-- Start DATA EXTRACT --

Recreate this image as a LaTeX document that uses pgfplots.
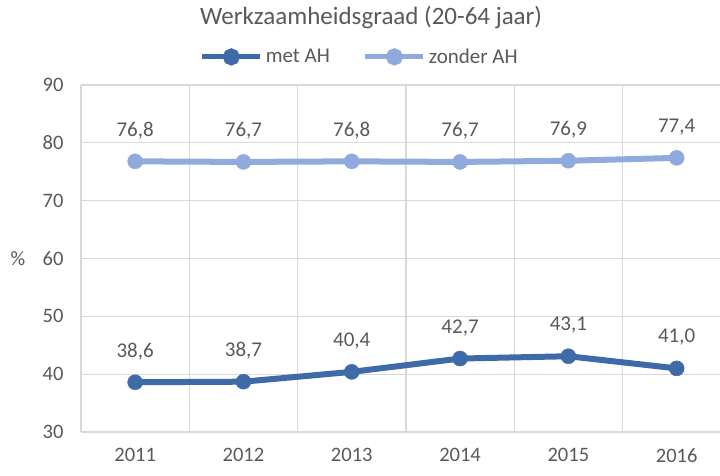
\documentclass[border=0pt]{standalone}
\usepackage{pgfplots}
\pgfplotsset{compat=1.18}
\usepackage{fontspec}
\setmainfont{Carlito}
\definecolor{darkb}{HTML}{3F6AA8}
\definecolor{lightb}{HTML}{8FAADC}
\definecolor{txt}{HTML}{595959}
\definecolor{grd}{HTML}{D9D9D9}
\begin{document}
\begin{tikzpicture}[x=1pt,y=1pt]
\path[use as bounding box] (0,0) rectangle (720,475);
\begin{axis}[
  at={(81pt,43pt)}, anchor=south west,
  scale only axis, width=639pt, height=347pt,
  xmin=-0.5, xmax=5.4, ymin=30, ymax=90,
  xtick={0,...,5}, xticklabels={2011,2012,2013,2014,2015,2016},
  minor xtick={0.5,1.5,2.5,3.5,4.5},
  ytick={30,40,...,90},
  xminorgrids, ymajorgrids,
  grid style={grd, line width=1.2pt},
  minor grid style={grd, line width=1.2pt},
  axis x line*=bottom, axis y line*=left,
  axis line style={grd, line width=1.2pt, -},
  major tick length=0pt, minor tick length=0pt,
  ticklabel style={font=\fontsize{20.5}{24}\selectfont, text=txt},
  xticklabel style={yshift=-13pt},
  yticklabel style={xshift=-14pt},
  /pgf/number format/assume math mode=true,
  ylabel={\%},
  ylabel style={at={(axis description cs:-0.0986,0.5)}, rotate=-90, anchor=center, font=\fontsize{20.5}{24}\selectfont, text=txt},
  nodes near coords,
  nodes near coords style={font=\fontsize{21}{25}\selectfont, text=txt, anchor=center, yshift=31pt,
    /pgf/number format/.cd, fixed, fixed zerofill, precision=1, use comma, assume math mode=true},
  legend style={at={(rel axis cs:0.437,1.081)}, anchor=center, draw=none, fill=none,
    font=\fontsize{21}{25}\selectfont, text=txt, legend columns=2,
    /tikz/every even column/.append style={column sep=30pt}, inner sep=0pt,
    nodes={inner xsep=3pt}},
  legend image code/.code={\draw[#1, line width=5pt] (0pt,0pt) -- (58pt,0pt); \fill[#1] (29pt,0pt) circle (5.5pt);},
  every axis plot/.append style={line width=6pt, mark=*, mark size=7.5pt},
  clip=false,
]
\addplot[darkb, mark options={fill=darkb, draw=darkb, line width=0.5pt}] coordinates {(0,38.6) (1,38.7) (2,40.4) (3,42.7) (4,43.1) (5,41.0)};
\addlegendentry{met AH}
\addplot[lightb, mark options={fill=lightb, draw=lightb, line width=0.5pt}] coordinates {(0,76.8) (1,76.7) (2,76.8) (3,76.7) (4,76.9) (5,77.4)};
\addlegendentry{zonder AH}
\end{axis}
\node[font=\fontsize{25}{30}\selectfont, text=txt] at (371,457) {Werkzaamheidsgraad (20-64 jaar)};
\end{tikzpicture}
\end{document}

-- End DATA EXTRACT --

| WHAT THIS TASK INVOLVES |
Please transcribe the material above exactly as written. Leave the pictures out.

| WRITTEN RESPONSE |
Recreate this image as a LaTeX document that uses pgfplots.
\documentclass[border=0pt]{standalone}
\usepackage{pgfplots}
\pgfplotsset{compat=1.18}
\usepackage{fontspec}
\setmainfont{Carlito}
\definecolor{darkb}{HTML}{3F6AA8}
\definecolor{lightb}{HTML}{8FAADC}
\definecolor{txt}{HTML}{595959}
\definecolor{grd}{HTML}{D9D9D9}
\begin{document}
\begin{tikzpicture}[x=1pt,y=1pt]
\path[use as bounding box] (0,0) rectangle (720,475);
\begin{axis}[
  at={(81pt,43pt)}, anchor=south west,
  scale only axis, width=639pt, height=347pt,
  xmin=-0.5, xmax=5.4, ymin=30, ymax=90,
  xtick={0,...,5}, xticklabels={2011,2012,2013,2014,2015,2016},
  minor xtick={0.5,1.5,2.5,3.5,4.5},
  ytick={30,40,...,90},
  xminorgrids, ymajorgrids,
  grid style={grd, line width=1.2pt},
  minor grid style={grd, line width=1.2pt},
  axis x line*=bottom, axis y line*=left,
  axis line style={grd, line width=1.2pt, -},
  major tick length=0pt, minor tick length=0pt,
  ticklabel style={font=\fontsize{20.5}{24}\selectfont, text=txt},
  xticklabel style={yshift=-13pt},
  yticklabel style={xshift=-14pt},
  /pgf/number format/assume math mode=true,
  ylabel={\%},
  ylabel style={at={(axis description cs:-0.0986,0.5)}, rotate=-90, anchor=center, font=\fontsize{20.5}{24}\selectfont, text=txt},
  nodes near coords,
  nodes near coords style={font=\fontsize{21}{25}\selectfont, text=txt, anchor=center, yshift=31pt,
    /pgf/number format/.cd, fixed, fixed zerofill, precision=1, use comma, assume math mode=true},
  legend style={at={(rel axis cs:0.437,1.081)}, anchor=center, draw=none, fill=none,
    font=\fontsize{21}{25}\selectfont, text=txt, legend columns=2,
    /tikz/every even column/.append style={column sep=30pt}, inner sep=0pt,
    nodes={inner xsep=3pt}},
  legend image code/.code={\draw[#1, line width=5pt] (0pt,0pt) -- (58pt,0pt); \fill[#1] (29pt,0pt) circle (5.5pt);},
  every axis plot/.append style={line width=6pt, mark=*, mark size=7.5pt},
  clip=false,
]
\addplot[darkb, mark options={fill=darkb, draw=darkb, line width=0.5pt}] coordinates {(0,38.6) (1,38.7) (2,40.4) (3,42.7) (4,43.1) (5,41.0)};
\addlegendentry{met AH}
\addplot[lightb, mark options={fill=lightb, draw=lightb, line width=0.5pt}] coordinates {(0,76.8) (1,76.7) (2,76.8) (3,76.7) (4,76.9) (5,77.4)};
\addlegendentry{zonder AH}
\end{axis}
\node[font=\fontsize{25}{30}\selectfont, text=txt] at (371,457) {Werkzaamheidsgraad (20-64 jaar)};
\end{tikzpicture}
\end{document}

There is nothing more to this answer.